🤖 AI Summary
This study addresses the challenge of automated fluency assessment for children’s speech in low-resource languages (Tamil and Malay). We propose an end-to-end lightweight framework: (1) robust speech-to-text transcription using fine-tuned multilingual ASR models (mBART/Whisper); (2) extraction of objective acoustic features—including phoneme error rate, speaking rate, and pause ratio; and (3) a novel integration of lightly fine-tuned GPT-based classifiers (GPT-3.5/4) that achieve high accuracy with minimal labeled data. To our knowledge, this is the first work to synergistically combine large language models with interpretable acoustic metrics for low-resource pediatric speech assessment. Experiments on Tamil and Malay child speech corpora yield a weighted F1-score of 86.5%, significantly outperforming ChatGPT-4o (+12.3%) and conventional machine learning baselines (+9.7%). The approach effectively alleviates the dual bottlenecks of scarce annotations and limited model generalizability in low-resource settings.
📝 Abstract
Assessment of children's speaking fluency in education is well researched for majority languages, but remains highly challenging for low resource languages. This paper proposes a system to automatically assess fluency by combining a fine-tuned multilingual ASR model, an objective metrics extraction stage, and a generative pre-trained transformer (GPT) network. The objective metrics include phonetic and word error rates, speech rate, and speech-pause duration ratio. These are interpreted by a GPT-based classifier guided by a small set of human-evaluated ground truth examples, to score fluency.

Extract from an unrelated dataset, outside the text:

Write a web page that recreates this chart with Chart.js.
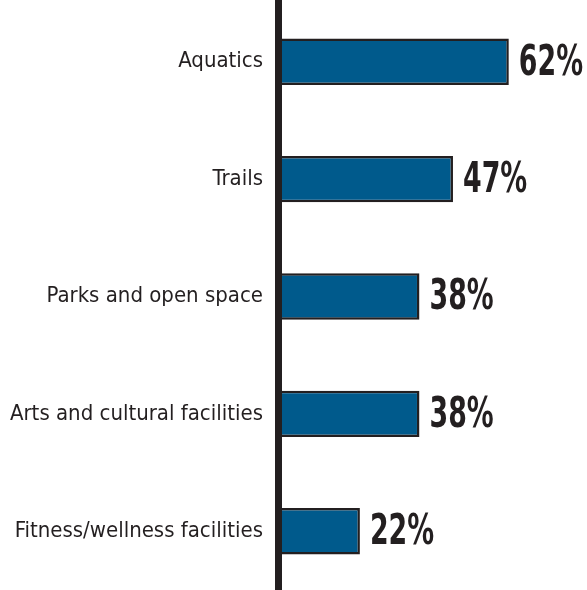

We evaluate the proposed system on a dataset of children's speech in two low-resource languages, Tamil and Malay and compare the classification performance against Random Forest and XGBoost, as well as using ChatGPT-4o to predict fluency directly from speech input. Results demonstrate that the proposed approach achieves significantly higher accuracy than multimodal GPT or other methods.